Gemma Arterton stars as the eponymous Tammy. She’s a newspaper columnist who returns to her hometown of Ewedown to restore her late mother’s country estate and sell it off once and for all. She interrupts a writers’ retreat across the valley, hosted by famed crime author and philanderer Nicholas (Roger Allam) and his ever-suspicious but always-committed wife Beth (Tamsin Greig). Strolling around the farm in her short-shorts, Tamara proves to be both a muse to some (including the adoring handyman Andy played by Luke Evans and rocker boyfriend Ben Sergeant played by Dominic Cooper) and a distraction to others (especially Nicholas). Many of the villagers agree she is a bad influence, and a couple of string-pulling teenagers (Jessica Barden and Charlotte Christie) attempt to ruin her life.
Of course, what I have provided in that plot synopsis has been pieced together from quite a number of loose strands and disconnected subplots. Tamara Drewe very much feels like it has come from a newspaper comic strip (or perhaps even more damningly, a TV soap opera); one which was never expected to actually conclude. It meanders along, and we never get the sense that anything is building upon anything else.

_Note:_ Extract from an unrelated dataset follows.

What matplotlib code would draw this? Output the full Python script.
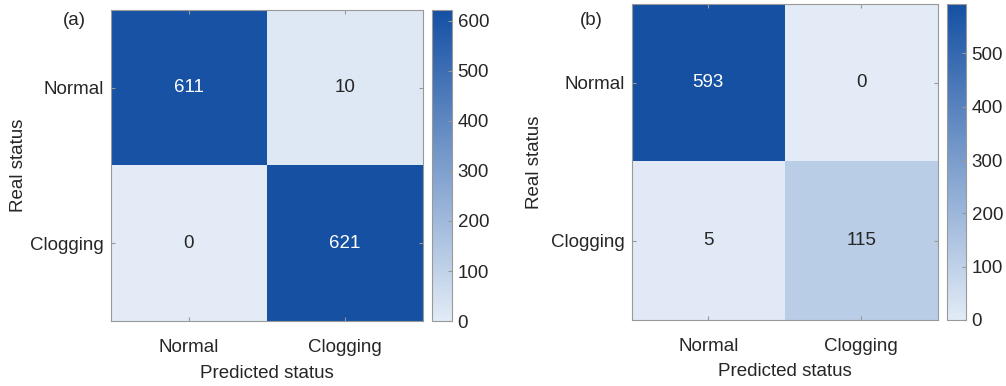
import numpy as np
import matplotlib
matplotlib.use("Agg")
import matplotlib.pyplot as plt
from matplotlib.colors import LinearSegmentedColormap

plt.rcParams['font.family'] = ['Liberation Sans', 'DejaVu Sans']
plt.rcParams['font.size'] = 13.5

labels = ['Normal', 'Clogging']
cm_a = np.array([[611, 10], [0, 621]])
cm_b = np.array([[593, 0], [5, 115]])
cbar_ticks = [0, 100, 200, 300, 400, 500, 600]

cmap = LinearSegmentedColormap.from_list('blu', ['#E2EBF6', '#1550A3'])
txt_color = '#262626'
edge = '#999999'

fig = plt.figure(figsize=(10.06, 3.86), dpi=100)


def panel(cm, ax_rect, cb_rect, tag, tag_xy, ypad):
    ax = fig.add_axes(ax_rect)
    cax = fig.add_axes(cb_rect)
    vmax = cm.max()
    im = ax.imshow(cm, cmap=cmap, vmin=0, vmax=vmax, aspect='auto',
                   interpolation='nearest')
    for i in range(2):
        for j in range(2):
            v = cm[i, j]
            c = 'white' if v > vmax * 0.5 else txt_color
            ax.text(j, i, str(v), ha='center', va='center', color=c)
    ax.set_xticks([0, 1])
    ax.set_xticklabels(labels)
    ax.set_yticks([0, 1])
    ax.set_yticklabels(labels)
    ax.tick_params(axis='x', direction='in', length=3, color=edge, colors=txt_color,
                   top=True, pad=13)
    ax.tick_params(axis='y', direction='in', length=3, color=edge, colors=txt_color,
                   right=True, pad=5)
    ax.set_xlabel('Predicted status', color=txt_color, labelpad=6)
    ax.set_ylabel('Real status', color=txt_color, labelpad=ypad)
    for s in ax.spines.values():
        s.set_color(edge)
        s.set_linewidth(0.8)
    cb = fig.colorbar(im, cax=cax)
    cb.set_ticks([t for t in cbar_ticks if t <= vmax])
    cb.ax.tick_params(direction='in', length=3, color=edge, colors=txt_color, pad=4)
    cb.outline.set_edgecolor(edge)
    cb.outline.set_linewidth(0.8)
    fig.text(tag_xy[0], tag_xy[1], tag, ha='center', va='center', color=txt_color)


panel(cm_a, [0.1103, 0.168, 0.310, 0.806], [0.4294, 0.168, 0.0199, 0.806], '(a)', (0.0735, 0.946), 2)
panel(cm_b, [0.628, 0.171, 0.304, 0.819], [0.9414, 0.171, 0.0189, 0.819], '(b)', (0.588, 0.946), 5.5)

fig.savefig('out.png', dpi=100)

When the inevitable romantic conclusion arrives, it feels more like a copout than a cathartic release.
Arterton is fun to watch as Tamara Drewe, but it seems like we are always – and only – watching her. The characters talk about her, and talk to her, but we never really get a sense of who she is or what she wants. Evans is charming; Cooper’s funny; Allam is perfectly greasy; Grieg is wonderfully wound; Barden and Christie are the brightest sparks as the cheeky teenage rabble-rousers. The film looks lovely, and Frears still knows how to make a bunch of people talking (be it writers, politicians or record enthusiasts) seem bubbly and engaging. But in the end, the film is merely pleasant, when it should be naughty fun. And now I have to stop writing this review because I actually typed the phrase “naughty fun”.
Tamara Drewe opens February 3rd, 2011 across Australia.